▸ Objective
Print, word for word, every line from the beginning of the listing up to and including the line with "from bokeh.resources import INLINE". Pictures are to be excluded.
* begin *
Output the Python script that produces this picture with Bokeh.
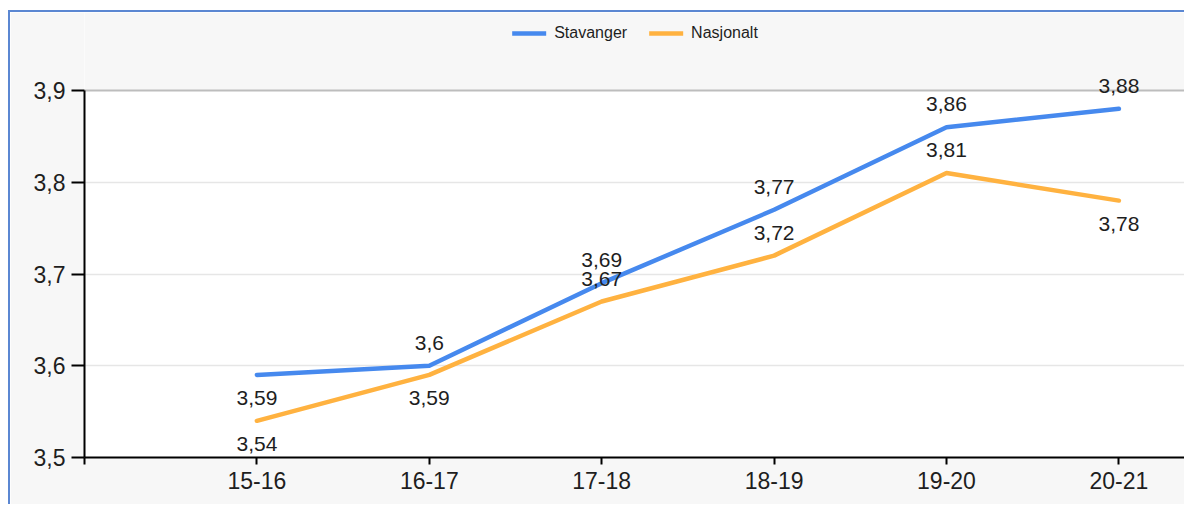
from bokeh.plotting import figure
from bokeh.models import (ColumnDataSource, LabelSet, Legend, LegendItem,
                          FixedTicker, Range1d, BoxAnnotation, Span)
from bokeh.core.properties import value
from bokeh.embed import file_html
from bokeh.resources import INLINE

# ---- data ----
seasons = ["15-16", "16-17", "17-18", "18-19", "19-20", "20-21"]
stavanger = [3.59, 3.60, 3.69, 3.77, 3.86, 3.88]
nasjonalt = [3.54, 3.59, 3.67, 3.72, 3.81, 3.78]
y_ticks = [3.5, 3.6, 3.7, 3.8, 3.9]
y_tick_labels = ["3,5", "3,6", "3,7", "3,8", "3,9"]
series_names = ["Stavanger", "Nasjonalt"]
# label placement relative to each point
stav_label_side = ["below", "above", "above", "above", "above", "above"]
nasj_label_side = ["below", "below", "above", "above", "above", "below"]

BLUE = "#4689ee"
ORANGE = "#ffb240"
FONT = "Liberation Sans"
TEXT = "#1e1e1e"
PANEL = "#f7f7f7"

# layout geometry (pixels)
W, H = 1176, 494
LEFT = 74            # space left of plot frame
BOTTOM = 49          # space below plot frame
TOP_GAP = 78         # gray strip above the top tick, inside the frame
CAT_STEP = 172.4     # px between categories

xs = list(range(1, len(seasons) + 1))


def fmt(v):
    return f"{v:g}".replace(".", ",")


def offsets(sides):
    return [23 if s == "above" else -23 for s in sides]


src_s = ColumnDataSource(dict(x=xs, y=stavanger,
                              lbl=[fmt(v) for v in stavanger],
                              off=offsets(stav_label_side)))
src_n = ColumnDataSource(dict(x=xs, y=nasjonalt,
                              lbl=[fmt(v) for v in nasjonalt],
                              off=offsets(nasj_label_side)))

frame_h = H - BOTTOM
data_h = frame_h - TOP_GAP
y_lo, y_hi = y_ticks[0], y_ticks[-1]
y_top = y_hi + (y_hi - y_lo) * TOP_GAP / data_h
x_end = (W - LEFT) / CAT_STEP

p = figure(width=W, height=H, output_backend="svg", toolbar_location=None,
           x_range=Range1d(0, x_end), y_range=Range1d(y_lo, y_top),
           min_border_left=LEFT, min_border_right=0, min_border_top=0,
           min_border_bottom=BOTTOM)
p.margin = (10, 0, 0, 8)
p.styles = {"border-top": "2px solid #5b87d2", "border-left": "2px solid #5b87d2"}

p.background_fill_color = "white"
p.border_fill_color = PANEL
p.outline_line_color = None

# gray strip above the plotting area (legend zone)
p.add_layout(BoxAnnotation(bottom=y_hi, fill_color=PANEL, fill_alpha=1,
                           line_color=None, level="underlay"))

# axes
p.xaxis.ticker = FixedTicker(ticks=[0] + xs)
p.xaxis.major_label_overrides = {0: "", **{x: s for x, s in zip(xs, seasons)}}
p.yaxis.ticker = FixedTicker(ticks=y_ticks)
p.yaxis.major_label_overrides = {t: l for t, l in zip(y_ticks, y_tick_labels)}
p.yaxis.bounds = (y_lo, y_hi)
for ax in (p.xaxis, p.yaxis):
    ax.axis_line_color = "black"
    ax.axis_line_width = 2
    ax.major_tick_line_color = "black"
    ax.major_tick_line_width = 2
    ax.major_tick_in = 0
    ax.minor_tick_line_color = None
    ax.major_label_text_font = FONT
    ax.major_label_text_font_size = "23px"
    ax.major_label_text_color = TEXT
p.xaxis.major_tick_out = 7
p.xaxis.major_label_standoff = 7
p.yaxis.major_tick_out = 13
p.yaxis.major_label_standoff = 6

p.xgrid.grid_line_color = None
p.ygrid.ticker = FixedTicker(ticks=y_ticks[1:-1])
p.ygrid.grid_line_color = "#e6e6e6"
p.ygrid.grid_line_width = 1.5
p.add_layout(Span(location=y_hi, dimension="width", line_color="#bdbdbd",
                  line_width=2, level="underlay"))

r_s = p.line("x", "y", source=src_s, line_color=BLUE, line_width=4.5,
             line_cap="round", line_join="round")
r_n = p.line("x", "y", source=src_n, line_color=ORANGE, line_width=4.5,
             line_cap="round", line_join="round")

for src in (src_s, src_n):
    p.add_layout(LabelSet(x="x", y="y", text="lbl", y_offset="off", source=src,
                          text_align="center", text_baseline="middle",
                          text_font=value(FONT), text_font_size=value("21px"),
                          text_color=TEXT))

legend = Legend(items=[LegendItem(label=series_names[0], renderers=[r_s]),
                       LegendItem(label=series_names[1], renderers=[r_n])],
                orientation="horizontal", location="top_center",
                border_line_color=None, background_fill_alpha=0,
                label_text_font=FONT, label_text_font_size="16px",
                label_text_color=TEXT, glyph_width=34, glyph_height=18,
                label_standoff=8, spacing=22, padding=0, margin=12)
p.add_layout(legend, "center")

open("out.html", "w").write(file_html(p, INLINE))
* end *
▸ Response to this exercise
Output the Python script that produces this picture with Bokeh.
from bokeh.plotting import figure
from bokeh.models import (ColumnDataSource, LabelSet, Legend, LegendItem,
                          FixedTicker, Range1d, BoxAnnotation, Span)
from bokeh.core.properties import value
from bokeh.embed import file_html
from bokeh.resources import INLINE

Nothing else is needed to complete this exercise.